レナウン崩壊とアフターコロナ

アバレルの老舗レナウンが民事再生しましたね。とても残念です。レナウンと聞いて思い出すのはイエイエ・ガールですが、私の場合は「ダーバン」でした。昔、アラン・ドロンがCMをされていましたが、若い時にヨーロピアン・デザインの服が好きで、DOMONやROPEを扱っていた店に通っていた時代がありました。その店ではDURBANのスーツも扱っていて、見るたびに「いつかあんなスーツの似う大人になりたい」と、憧れていたことを覚えています。

そのレナウンが業績を下げ、中国資本のアパレルメーカーの子会社になったのが2010年。その後も思うように業績が回復せず、今回のコロナ禍騒動の影響でトドメを刺されたように書かれていました。でも記事には親会社への売掛金53億円の回収が出来ず、突然民事再生へと舵を切ったとも書かれていて、社員も寝耳に水の状態だったそうで、なんだか不憫です。

企業の栄枯盛衰は経済活動なので仕方ないことなのかもしれませんが、凄く青臭いことを言えば、昔は社員に「愛社精神」があり、会社には「社員は家族」と言う気持ちがありました。「暖簾を守る」的な気持ちもあったでしょうし、会社に対する愛情みたいな物が社員の根底にあり、家族ぐるみで会社を守り盛り上げていくと言った、何処かの作家が書きそうな物語が、そこかしこで見られた時代が確かにありました。
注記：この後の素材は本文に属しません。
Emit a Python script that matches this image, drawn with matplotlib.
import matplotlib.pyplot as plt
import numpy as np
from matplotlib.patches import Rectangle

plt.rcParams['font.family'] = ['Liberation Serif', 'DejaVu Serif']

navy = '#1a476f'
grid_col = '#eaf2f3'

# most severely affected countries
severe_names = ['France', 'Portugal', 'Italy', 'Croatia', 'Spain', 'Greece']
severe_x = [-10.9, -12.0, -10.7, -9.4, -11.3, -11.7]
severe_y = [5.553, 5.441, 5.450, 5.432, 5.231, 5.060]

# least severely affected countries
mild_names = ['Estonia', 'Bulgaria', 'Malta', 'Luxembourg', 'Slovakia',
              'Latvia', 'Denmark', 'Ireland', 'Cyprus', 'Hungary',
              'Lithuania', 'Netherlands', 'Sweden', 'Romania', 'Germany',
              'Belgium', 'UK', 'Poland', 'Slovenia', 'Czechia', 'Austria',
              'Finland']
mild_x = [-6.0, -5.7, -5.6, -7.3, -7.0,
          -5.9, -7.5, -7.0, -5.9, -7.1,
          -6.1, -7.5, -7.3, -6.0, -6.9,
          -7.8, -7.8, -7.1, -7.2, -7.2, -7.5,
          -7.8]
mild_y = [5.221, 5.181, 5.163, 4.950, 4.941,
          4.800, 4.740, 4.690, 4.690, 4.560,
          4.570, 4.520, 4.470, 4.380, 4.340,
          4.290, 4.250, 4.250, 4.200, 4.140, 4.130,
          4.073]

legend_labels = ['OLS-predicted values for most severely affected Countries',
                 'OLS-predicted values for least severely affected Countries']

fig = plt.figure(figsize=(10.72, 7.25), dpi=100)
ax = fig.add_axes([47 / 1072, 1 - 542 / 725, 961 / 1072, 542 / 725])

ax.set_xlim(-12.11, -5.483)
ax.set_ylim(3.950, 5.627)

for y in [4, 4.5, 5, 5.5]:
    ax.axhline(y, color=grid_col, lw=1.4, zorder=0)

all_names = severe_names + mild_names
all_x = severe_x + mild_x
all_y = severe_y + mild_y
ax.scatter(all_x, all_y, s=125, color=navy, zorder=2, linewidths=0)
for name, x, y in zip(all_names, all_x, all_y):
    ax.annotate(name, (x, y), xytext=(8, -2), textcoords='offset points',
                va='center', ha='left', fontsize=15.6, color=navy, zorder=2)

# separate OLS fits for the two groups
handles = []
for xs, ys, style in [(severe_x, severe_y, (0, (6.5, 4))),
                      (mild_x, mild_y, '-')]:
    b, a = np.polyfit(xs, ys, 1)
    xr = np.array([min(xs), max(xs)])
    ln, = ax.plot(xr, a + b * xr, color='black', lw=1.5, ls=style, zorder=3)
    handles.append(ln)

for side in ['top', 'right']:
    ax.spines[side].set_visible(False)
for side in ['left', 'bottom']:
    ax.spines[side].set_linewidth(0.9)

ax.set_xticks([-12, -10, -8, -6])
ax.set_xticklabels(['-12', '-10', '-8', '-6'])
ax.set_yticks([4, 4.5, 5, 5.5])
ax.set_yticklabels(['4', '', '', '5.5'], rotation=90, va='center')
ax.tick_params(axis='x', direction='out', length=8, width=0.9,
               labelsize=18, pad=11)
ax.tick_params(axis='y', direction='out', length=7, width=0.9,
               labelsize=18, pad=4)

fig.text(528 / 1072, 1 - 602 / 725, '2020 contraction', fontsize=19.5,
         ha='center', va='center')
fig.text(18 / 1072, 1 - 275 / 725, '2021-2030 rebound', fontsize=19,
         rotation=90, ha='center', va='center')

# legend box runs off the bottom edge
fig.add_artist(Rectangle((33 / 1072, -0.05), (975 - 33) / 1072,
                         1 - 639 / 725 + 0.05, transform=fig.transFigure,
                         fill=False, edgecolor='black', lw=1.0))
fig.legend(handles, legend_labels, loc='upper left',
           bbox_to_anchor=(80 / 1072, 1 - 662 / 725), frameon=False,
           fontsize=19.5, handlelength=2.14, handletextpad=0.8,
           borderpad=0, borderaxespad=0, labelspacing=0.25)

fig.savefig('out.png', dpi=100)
ですが時代は変わり、たった一人の社員と99人のパートで動かす会社なんて奇怪な組織が跋扈する時代になり、まして老舗メーカーを外国資本が吸い上げ、あるいは切り捨てる時代に移り変わってしまいました。まぁそんなことは、とっくの昔に始まっていたことだ言えば確かにそうなのですが、なんだか寂しい気持ちは拭えません。
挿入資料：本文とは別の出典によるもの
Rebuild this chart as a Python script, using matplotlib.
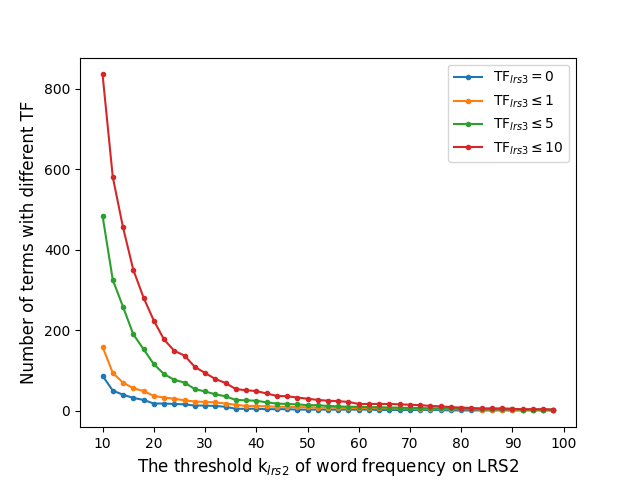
import numpy as np
import matplotlib
matplotlib.use('Agg')
import matplotlib.pyplot as plt

# threshold k on LRS2
k = np.arange(10, 100, 2)

tf0 = [87, 50, 40, 32, 27, 18, 18, 17, 16, 13,
       13, 12, 10, 5, 5, 5, 4, 4, 4, 3,
       3, 3, 3, 3, 3, 3, 3, 2, 2, 2,
       2, 2, 2, 2, 1, 1, 1, 1, 1, 1,
       1, 1, 1, 1, 1]
tf1 = [159, 94, 70, 56, 49, 37, 33, 30, 26, 23,
       22, 21, 18, 15, 12, 12, 11, 10, 10, 9,
       9, 8, 8, 8, 7, 7, 7, 7, 6, 6,
       6, 5, 5, 5, 4, 4, 4, 3, 3, 3,
       3, 2, 2, 2, 1]
tf5 = [484, 325, 258, 190, 153, 116, 91, 77, 70, 54,
       48, 41, 36, 27, 26, 25, 21, 18, 17, 16,
       14, 14, 12, 11, 10, 10, 9, 9, 8, 8,
       7, 7, 6, 6, 6, 5, 5, 4, 4, 4,
       4, 3, 3, 3, 3]
tf10 = [835, 580, 455, 350, 281, 224, 177, 149, 137, 109,
        94, 79, 69, 54, 51, 49, 43, 37, 36, 33,
        30, 27, 25, 24, 22, 17, 17, 17, 17, 16,
        15, 14, 12, 11, 9, 8, 7, 6, 6, 6,
        5, 4, 4, 4, 3]

labels = [r'TF$_{lrs3}=0$', r'TF$_{lrs3}\leq1$',
          r'TF$_{lrs3}\leq5$', r'TF$_{lrs3}\leq10$']

fig = plt.figure(figsize=(6.4, 4.8), dpi=100)
for ys, lab in zip([tf0, tf1, tf5, tf10], labels):
    plt.plot(k, ys, marker='.', label=lab)

plt.xticks(np.arange(10, 101, 10))
plt.xlabel(r'The threshold k$_{lrs2}$ of word frequency on LRS2', fontsize=12)
plt.ylabel('Number of terms with different TF', fontsize=12)
plt.legend(loc='upper right')
plt.savefig('out.png')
まだ首都圏では緊急事態宣言が解消されていませんが、今回のコロナ禍騒動で一つ学んだことがあるとすれば、それは私たちの身の回りにある多くの物が、外国で作られいると言うことでした。マスク一つとっても、手に入らなくなってしまう怖さ、国内の老舗メーカーの建築部品さえも手に入らないと言う事実。なんだこりゃ? 熟練した町工事の職人さんが消えてなくなるわけです。

偉い学者さんや建築家さんは「アフターコロナ」と名付けて、すでにコロナ禍騒動がひと段落した後の世界を語り始めていますが、そこにこの国の中で生きている職人や技術者の存在を捉えておいてほしいものです。
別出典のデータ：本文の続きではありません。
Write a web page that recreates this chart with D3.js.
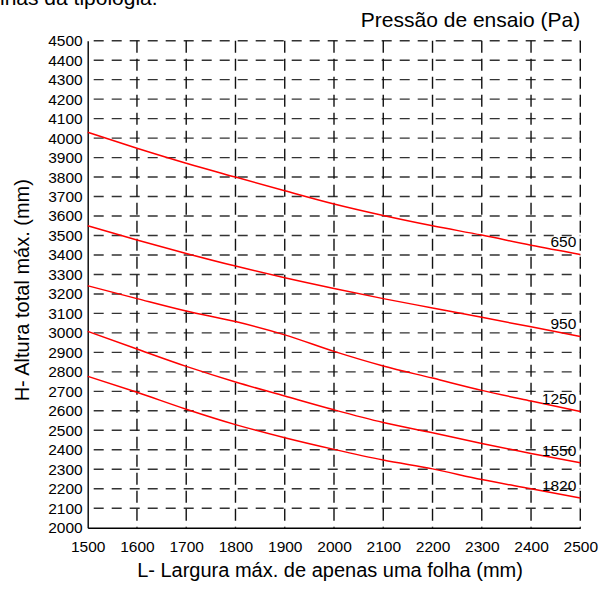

また忘れてはいけないのが「食」に関することですが、特に農家さんに対しては気にして欲しいです。メディアの偉い人は直ぐに「我が国の食料自給率は低い」と言いますが、大切な農家を守るための「種苗法」の改正案だって、まともに通らないのがこの国の実情です。農家が創意工夫して産み出す様々な新種の食べ物を、外国人が盗むようにして国外に持ち出し、「これは我が国が産み出した新種の果物だ」などと言い張る始末。そんなことでは農家・生産者を守る事は出来ないし、食糧自給率を高めることなど不可能というものです。

どこぞの女優さんが「種苗法改正反対」と呟いた程度のことで、法律が通らなくなるなどとは思えませんが、それでも33万人のフォロワーを持つ人となれば、立派なインフルエンサーなので、いろんな意味での影響力はあるのでしょう。この国の農家と食を守る法律に反対する理由は理解できませんが、生きる糧として働く生産者の声は届かず、被害の及ばない遠くから石を投げる、あるいは他者に石を投げさせるような行為が勝ってしまう世の中は、なんだか好きじゃありません。

コロナ禍が落ち着いた時代をアフターコロナと呼ぶのだとすれば、その頃には今よりも少しだけ国内の技術者や生産者の人たちにとって、希望が持てる瞬間になっていてくれることを願っています。